É que a condição sine qua non (indispensável, essencial) para que exista o efeito, é necessário que uma parte da gota se sublime e salte um estado, no caso, direto do estado líquido para o gasoso pulando o estado de vapor. Ué? Vapor, gás d’água? Sim, o vapor d’água é o vapor saturado com forte incidência de umidade, gotículas, com propriedades similares às da água líquida, ótimo transportador de calor. O gás d’água é o vapor superaquecido, proveniente da radiação de calor da superfície quente, tem entropia elevada e por isso é um isolante térmico e se adere à superfície quente. Sim, então a gota dança em cima do colchão de vapor, mas este vapor que é a diferença. É vapor superaquecido e não vapor saturado ou simplesmente vapor d’água!

Logo, a “coisa” funciona assim: a gota que é arremessada contra a superfície quente entra na zona de radiação de calor e, se for suficientemente grande, tem a sua face sublimada. Imediatamente, o vapor superaquecido se adere à superfície quente e freia a chegada do restante da gota até a superfície quente por ser isolante térmico. À medida que a temperatura vai caindo, o superaquecimento do vapor acaba e finalmente a gota colapsa na superfície quente, se é que ela já não foi repelida e acabou formando camada em locais não desejados.

Mas, como lidar com este efeito? Há diversas tendências. As mais radicais falam sobre a eliminação do vapor superaquecido através de um forte sopro de ar (power blast), mas aí o pouco de lubrificante que porventura tenha conseguido formar camada vai ser arrancado também! O problema é que isso tudo acaba por reduzir a temperatura da superfície e podemos cair no outro extremo, que seria a baixa temperatura onde também não haverá formação de camada, por a superfície estar muito fria, abaixo de 100°C, e impossibilitar a evaporação da água.

Mais do que tentar remover, a solução parece evitar a formação do efeito Leidenfrost.
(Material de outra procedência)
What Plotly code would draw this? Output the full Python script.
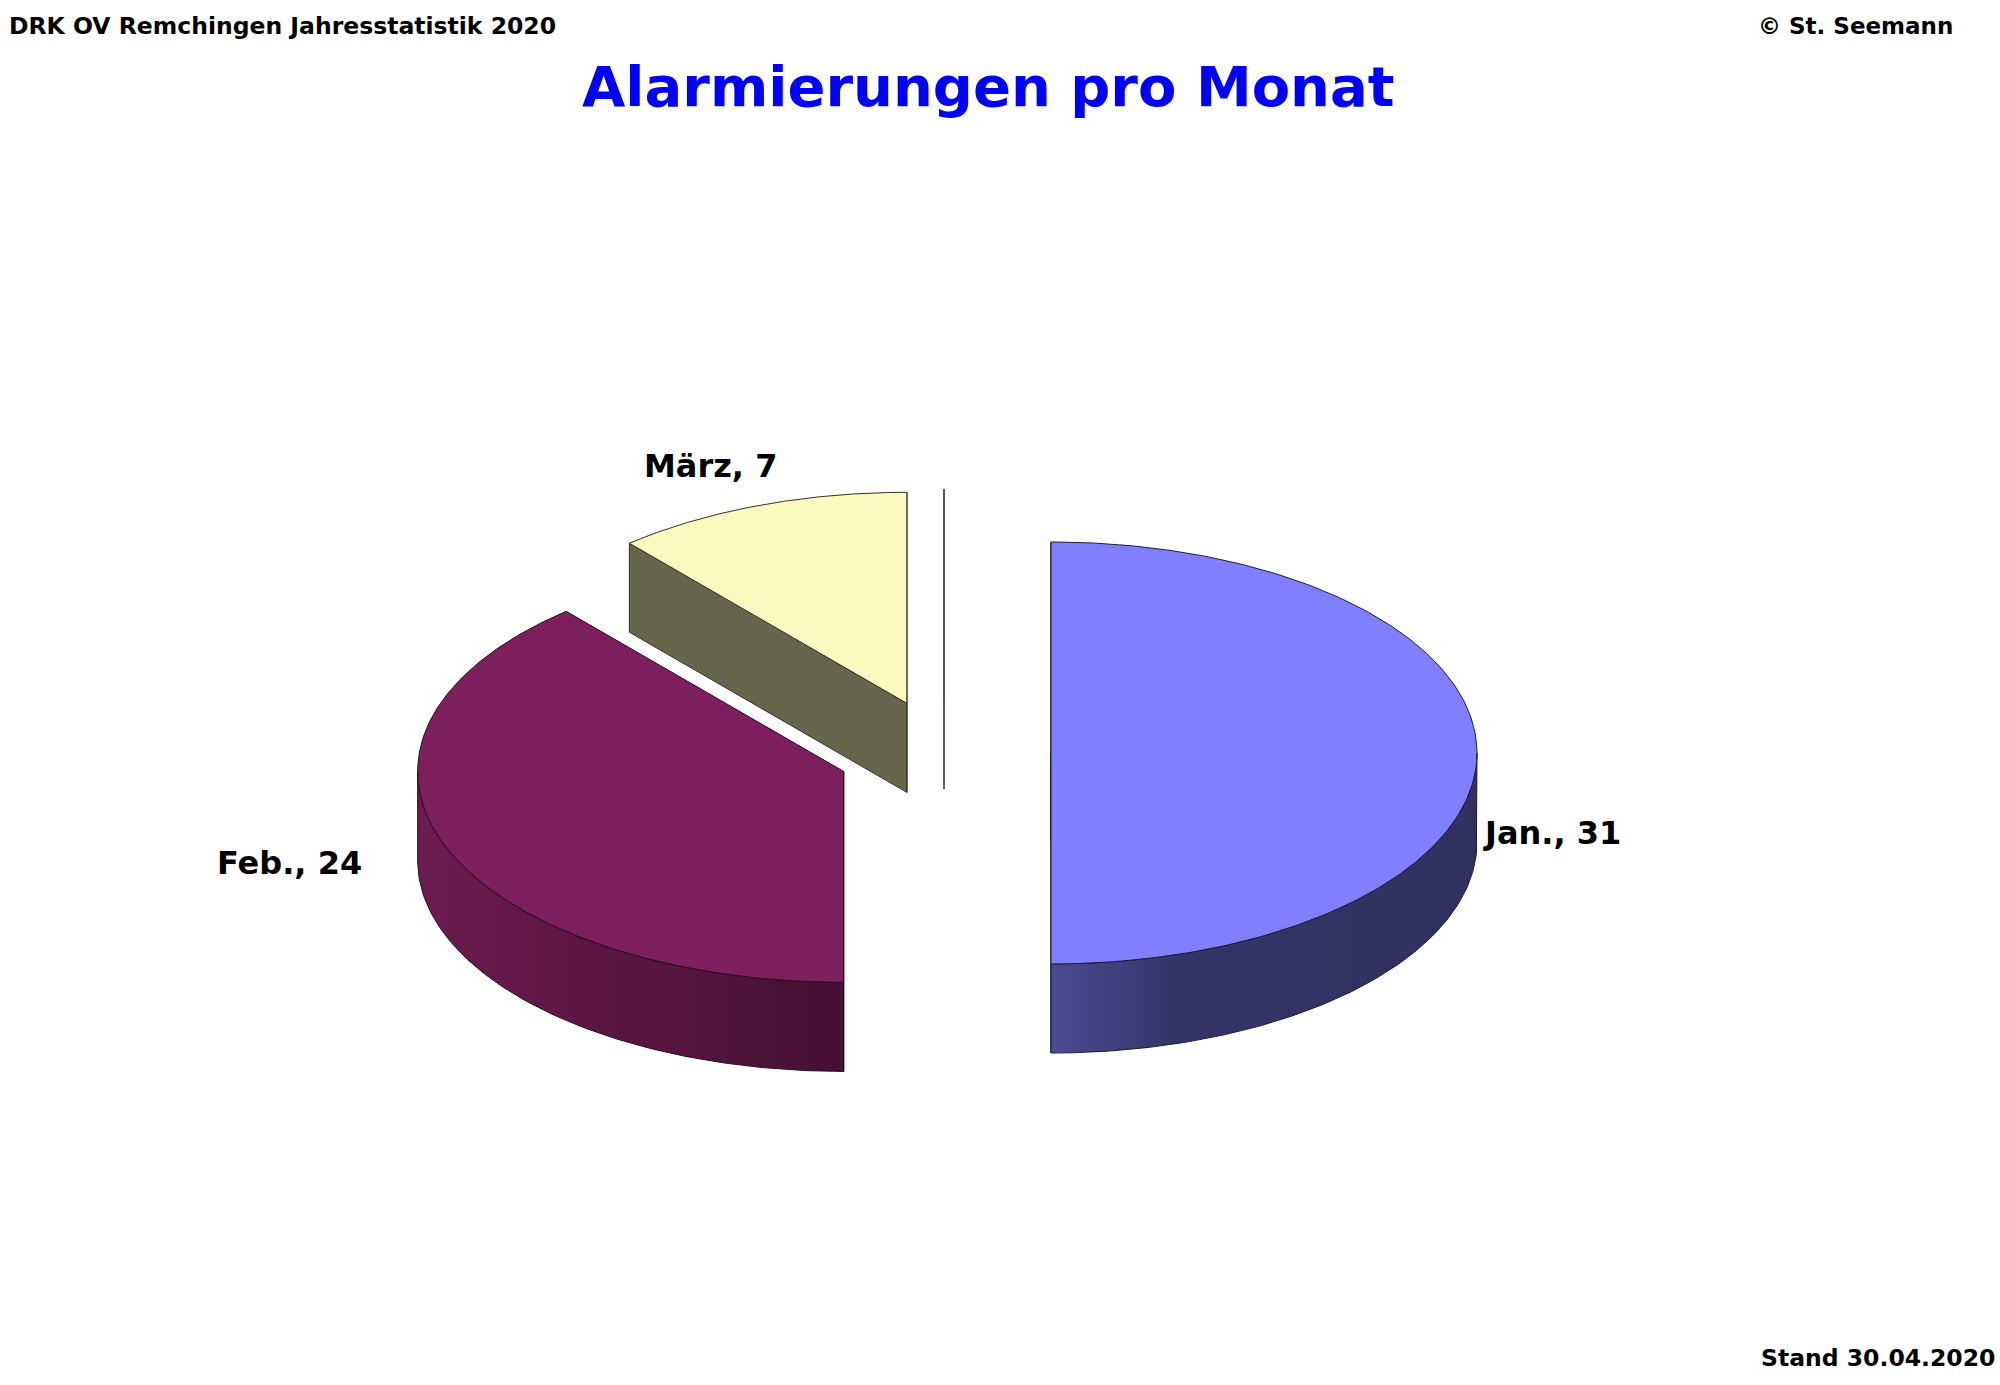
import numpy as np
import plotly.graph_objects as go

# Alarmierungen 2020 (Stand 30.04.2020)
months = ["Jan.", "Feb.", "März", "April"]
counts = [31, 24, 7, 0]

top_colors = ["#8080FF", "#7D1F5C", "#FAFAC0", "#FFFFFF"]
side_scales = [
    [[0, "#4B4B93"], [0.3, "#343468"], [1, "#31315F"]],
    [[0, "#6C1B50"], [1, "#451032"]],
    [[0, "#66664C"], [1, "#66664C"]],
    [[0, "#FFFFFF"], [1, "#FFFFFF"]],
]
edge_colors = ["#1a1a3a", "#2a0a1e", "#333322", "#555555"]

# pie geometry (page pixels)
cx, cy = 944, 753
rx, ry = 426, 211
depth = 89
pull = 107

# label placement relative to the slice rim point at mid angle
label_shift = [(4, 80, "left"), (-80, 18, "right"), (-48, -39, "center"), None]

fig = go.Figure()


def pt(x0, y0, ang):
    a = np.radians(ang)
    return x0 + rx * np.cos(a), y0 - ry * np.sin(a)


def poly(xs, ys, color=None, scale=None, edge="#222222"):
    kw = dict(x=xs, y=ys, mode="lines", fill="toself",
              line=dict(color=edge, width=1), hoverinfo="skip", showlegend=False)
    if scale is not None:
        kw["fillgradient"] = dict(type="horizontal", colorscale=scale)
    else:
        kw["fillcolor"] = color
    fig.add_trace(go.Scatter(**kw))


total = sum(counts)
slices = []
start = 90.0
for i, v in enumerate(counts):
    span = 360.0 * v / total
    hi, lo = start, start - span
    mid = (hi + lo) / 2
    ox = pull * np.cos(np.radians(mid))
    oy = -pull * (ry / rx) * np.sin(np.radians(mid))
    slices.append((i, hi, lo, mid, cx + ox, cy + oy))
    start = lo

# back slices first
for i, hi, lo, mid, sx, sy in sorted(slices, key=lambda s: s[5]):
    # radial cut faces
    for ang, normal in ((hi, hi + 90), (lo, lo - 90)):
        if np.sin(np.radians(normal)) <= 1e-9:
            ex, ey = pt(sx, sy, ang)
            poly([sx, ex, ex, sx, sx], [sy, ey, ey + depth, sy + depth, sy],
                 scale=side_scales[i], edge=edge_colors[i])
    # outer wall (front half only)
    for k in range(-2, 2):
        a0 = max(lo, 180 + 360 * k)
        a1 = min(hi, 360 + 360 * k)
        if a1 - a0 > 0.01:
            th = np.linspace(a0, a1, 120)
            xs, ys = pt(sx, sy, th)
            poly(list(xs) + list(xs[::-1]) + [xs[0]],
                 list(ys) + list(ys[::-1] + depth) + [ys[0]],
                 scale=side_scales[i], edge=edge_colors[i])
    # top face
    th = np.linspace(hi, lo, 240)
    xs, ys = pt(sx, sy, th)
    poly([sx] + list(xs) + [sx], [sy] + list(ys) + [sy],
         color=top_colors[i], edge=edge_colors[i])

    if label_shift[i] is not None:
        lx, ly = pt(sx, sy, mid)
        dx, dy, anc = label_shift[i]
        fig.add_annotation(x=lx + dx, y=ly + dy, xref="x", yref="y",
                           text=f"{months[i]}, {counts[i]}", showarrow=False,
                           xanchor=anc, yanchor="middle",
                           font=dict(family="DejaVu Sans", size=32, color="black", weight="bold"))

txt = dict(family="DejaVu Sans", color="black", weight="bold")
fig.add_annotation(x=7, y=26, xref="x", yref="y", text="DRK OV Remchingen Jahresstatistik 2020",
                   showarrow=False, xanchor="left", yanchor="middle", font=dict(txt, size=23.5))
fig.add_annotation(x=1955, y=26, xref="x", yref="y", text="© St. Seemann",
                   showarrow=False, xanchor="right", yanchor="middle", font=dict(txt, size=23))
fig.add_annotation(x=1997, y=1358, xref="x", yref="y", text="Stand 30.04.2020",
                   showarrow=False, xanchor="right", yanchor="middle", font=dict(txt, size=23.5))
fig.add_annotation(x=988, y=86, xref="x", yref="y", text="Alarmierungen pro Monat",
                   showarrow=False, xanchor="center", yanchor="middle",
                   font=dict(family="DejaVu Sans", size=56, color="#0000FF", weight="bold"))

fig.update_xaxes(range=[0, 2000], visible=False, fixedrange=True)
fig.update_yaxes(range=[1385, 0], visible=False, fixedrange=True)
fig.update_layout(width=2000, height=1385, margin=dict(l=0, r=0, t=0, b=0),
                  plot_bgcolor="white", paper_bgcolor="white", showlegend=False)

fig.write_html("out.html", config={"displayModeBar": False},
               post_script="document.body.style.margin='0';")
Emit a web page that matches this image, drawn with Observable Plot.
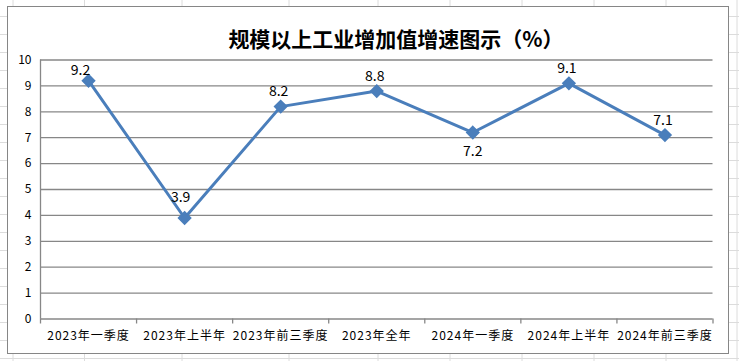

Considerando o que dissemos acima, que para ocorrer o efeito de Leidenfrost as gotas têm que ser suficientemente grandes para que uma parte delas produza o vapor superaquecido que vai sustentar a outra parte, ou que haja a presença de gotas grandes no pulverizado que seriam responsáveis pela formação do vapor superaquecido e que sustentarão as gotas subsequentes evitando que haja contato com a superfície quente.

Desta forma, pode-se dizer que uma pulverização com gotas pequenas e homogêneas poderá impedir a formação do efeito Leidenfrost, pois com ausência do colchão de vapor superaquecido, todas as gotas farão contato com a superfície quente, evaporarão rapidamente e formarão a camada lubrificante.

Mas, e como quantificar os tamanhos de gota que evitam Leidenfrost? Sabe-se pela experiência que os sistemas de atomização interna produzem pulverizações grosseiras e obrigam o trabalho a temperaturas abaixo de 250°C. Caso ocorram temperaturas mais elevadas, há a necessidade de resfriar a matriz com lubrificante diluído, soluções maiores ou com água para possibilitar a formação de camada. Partículas de grafite coloidal (1 a 3 μm) nucleiam gotas de pulverizado menores e conseguem driblar o efeito Leidenfrost. Nem todo sistema de atomização externa produz a pulverização que evite Leidenfrost.

Considerando que todos os parâmetros se aplicam no ponto de atomização, no leque de saída para o ambiente, onde reina a pressão atmosférica, é necessário que seja obedecida a relação de seções de saída, sendo 3:1 (ar:lubrificante) e as pressões adequadas. Qualitativamente, por regra experimental, a pressão de lubrificante deve ser metade da pressão de ar, quanto menor, mais finas serão as gotículas. Fala-se em soft spray.

Na experiência do IFUM (Instituto de Técnicas e Máquinas de Conformação – da Universidade de Leibnitz, da Alemanha), apresentada na parte V desta coluna, chegou-se a um resultado onde 90% das gotículas eram de 22 μm. É provável que na prática se possa trabalhar com gotículas da ordem de 50 μm sem perigo do efeito Leidenfrost.

Sem Leidenfrost atrapalhando, a formação de camada será rápida, suave e eficiente até a temperatura de molhamento do lubrificante, ou um bom resfriamento da superfície da matriz até que o lubrificante possa formar camada.